── Information shown
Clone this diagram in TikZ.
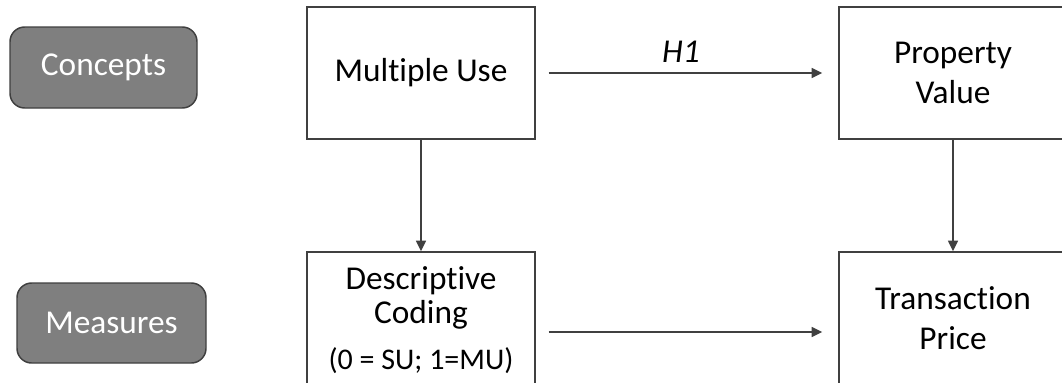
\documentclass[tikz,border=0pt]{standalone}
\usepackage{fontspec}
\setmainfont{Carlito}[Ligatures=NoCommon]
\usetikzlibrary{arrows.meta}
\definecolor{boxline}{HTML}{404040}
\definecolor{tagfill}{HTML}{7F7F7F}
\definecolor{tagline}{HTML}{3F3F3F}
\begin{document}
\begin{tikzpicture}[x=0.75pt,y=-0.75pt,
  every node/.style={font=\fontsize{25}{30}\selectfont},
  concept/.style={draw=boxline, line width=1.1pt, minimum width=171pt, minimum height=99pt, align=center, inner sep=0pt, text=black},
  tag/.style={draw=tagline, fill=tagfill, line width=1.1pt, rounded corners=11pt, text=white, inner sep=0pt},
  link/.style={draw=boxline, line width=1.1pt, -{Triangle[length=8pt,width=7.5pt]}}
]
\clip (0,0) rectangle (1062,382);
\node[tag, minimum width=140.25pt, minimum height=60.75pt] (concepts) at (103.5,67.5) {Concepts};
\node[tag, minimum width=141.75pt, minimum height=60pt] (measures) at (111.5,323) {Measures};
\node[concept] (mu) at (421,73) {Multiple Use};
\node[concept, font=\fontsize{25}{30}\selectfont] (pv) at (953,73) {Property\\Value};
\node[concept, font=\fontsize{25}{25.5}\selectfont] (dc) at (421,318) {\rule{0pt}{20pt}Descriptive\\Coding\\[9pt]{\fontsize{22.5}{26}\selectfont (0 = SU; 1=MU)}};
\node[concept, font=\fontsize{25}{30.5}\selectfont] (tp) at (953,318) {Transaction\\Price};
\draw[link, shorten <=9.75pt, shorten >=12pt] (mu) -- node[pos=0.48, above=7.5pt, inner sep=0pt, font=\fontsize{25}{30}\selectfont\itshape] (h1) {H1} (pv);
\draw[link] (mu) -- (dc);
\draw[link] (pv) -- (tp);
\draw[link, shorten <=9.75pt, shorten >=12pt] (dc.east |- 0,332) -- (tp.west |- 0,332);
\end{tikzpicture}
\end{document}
────
Copy the listing word for word, excluding its pictures.

Clone this diagram in TikZ.
\documentclass[tikz,border=0pt]{standalone}
\usepackage{fontspec}
\setmainfont{Carlito}[Ligatures=NoCommon]
\usetikzlibrary{arrows.meta}
\definecolor{boxline}{HTML}{404040}
\definecolor{tagfill}{HTML}{7F7F7F}
\definecolor{tagline}{HTML}{3F3F3F}
\begin{document}
\begin{tikzpicture}[x=0.75pt,y=-0.75pt,
  every node/.style={font=\fontsize{25}{30}\selectfont},
  concept/.style={draw=boxline, line width=1.1pt, minimum width=171pt, minimum height=99pt, align=center, inner sep=0pt, text=black},
  tag/.style={draw=tagline, fill=tagfill, line width=1.1pt, rounded corners=11pt, text=white, inner sep=0pt},
  link/.style={draw=boxline, line width=1.1pt, -{Triangle[length=8pt,width=7.5pt]}}
]
\clip (0,0) rectangle (1062,382);
\node[tag, minimum width=140.25pt, minimum height=60.75pt] (concepts) at (103.5,67.5) {Concepts};
\node[tag, minimum width=141.75pt, minimum height=60pt] (measures) at (111.5,323) {Measures};
\node[concept] (mu) at (421,73) {Multiple Use};
\node[concept, font=\fontsize{25}{30}\selectfont] (pv) at (953,73) {Property\\Value};
\node[concept, font=\fontsize{25}{25.5}\selectfont] (dc) at (421,318) {\rule{0pt}{20pt}Descriptive\\Coding\\[9pt]{\fontsize{22.5}{26}\selectfont (0 = SU; 1=MU)}};
\node[concept, font=\fontsize{25}{30.5}\selectfont] (tp) at (953,318) {Transaction\\Price};
\draw[link, shorten <=9.75pt, shorten >=12pt] (mu) -- node[pos=0.48, above=7.5pt, inner sep=0pt, font=\fontsize{25}{30}\selectfont\itshape] (h1) {H1} (pv);
\draw[link] (mu) -- (dc);
\draw[link] (pv) -- (tp);
\draw[link, shorten <=9.75pt, shorten >=12pt] (dc.east |- 0,332) -- (tp.west |- 0,332);
\end{tikzpicture}
\end{document}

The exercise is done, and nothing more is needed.